Roque also says that the labor department is addressing the mismatch through the Technical Education and Skills Development Authority which has been given instructions to offer more trainings for job seekers. Exactly what these trainings are, and how they purport to correct the employment incongruity, is not altogether clear.
What is clear is that students need to be given a picture of the outside world even before they make their choices on the colleges they would attend and the courses they would pursue. There should be better-designed career orientation programs in both public and private high schools. Career counselors, aided perhaps by government representatives, should provide briefings on the various industries and sectors of the economy, their growth prospects and the opportunities for advancement that they offer.
These campaigns should not be your typical one half-day seminar. On the contrary, children must be given the time and the parameters to really think about what how they want the rest of their lives to pan out. “Bahala na” is not an option.
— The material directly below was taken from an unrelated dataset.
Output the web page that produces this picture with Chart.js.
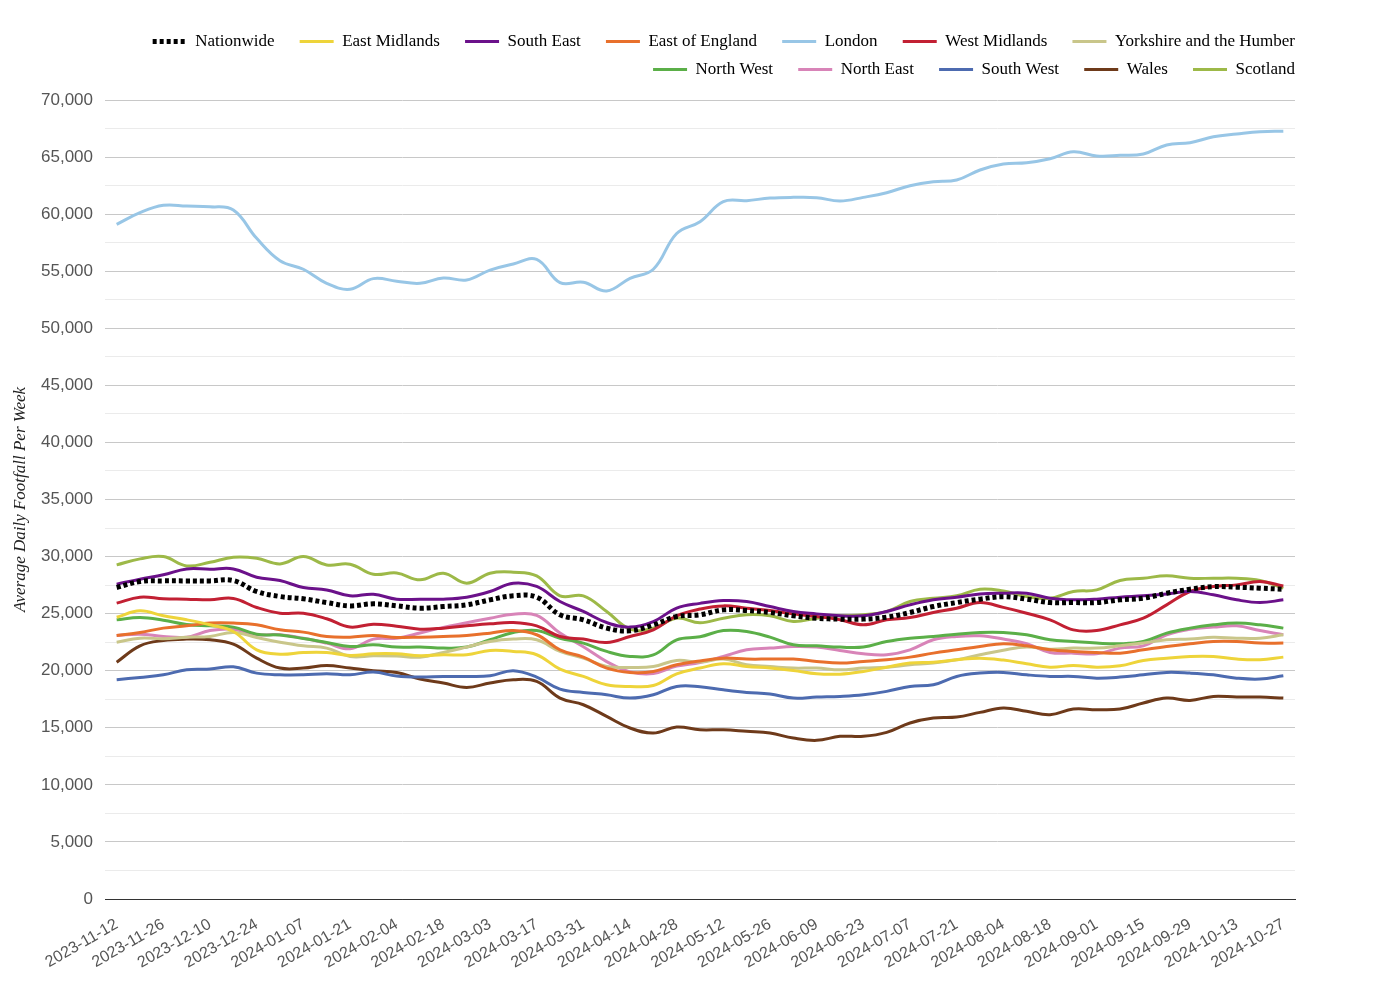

Even at that age, they must be aware that they must take control.
It’s a free country, of course, and ultimately it’s the children who decide which they want to pursue. But there are only a few who know exactly what they want, only a handful who know for sure they want to be doctors, lawyers, journalists, musicians, geologists, meteorologists, etc. Most teenagers just go along with the flow. So why not direct the flow? It doesn’t hurt to give them as much input as we can for them to make good choices.
It is good for the government to have targets. It is perfectly all right to say, in 15 years, we should have attained GDP per capita of this much, unemployment rate should be kept to a minimum of x percent of the labor force, and so on. But it would be better if, armed with a fairly realistic and accurate projection of the industries or sectors that would bring this country to long-overdue development, we could anticipate where the demand for jobs would come from. What skills, and at which levels, would be needed. What areas would need specialization.
That may be of some reassurance to parents who want nothing more than see their children succeed; success, of course, being a healthy combination of position, income, the level of challenge, plus a few intangibles that make a person look forward to the next day and not wish he were doing something else.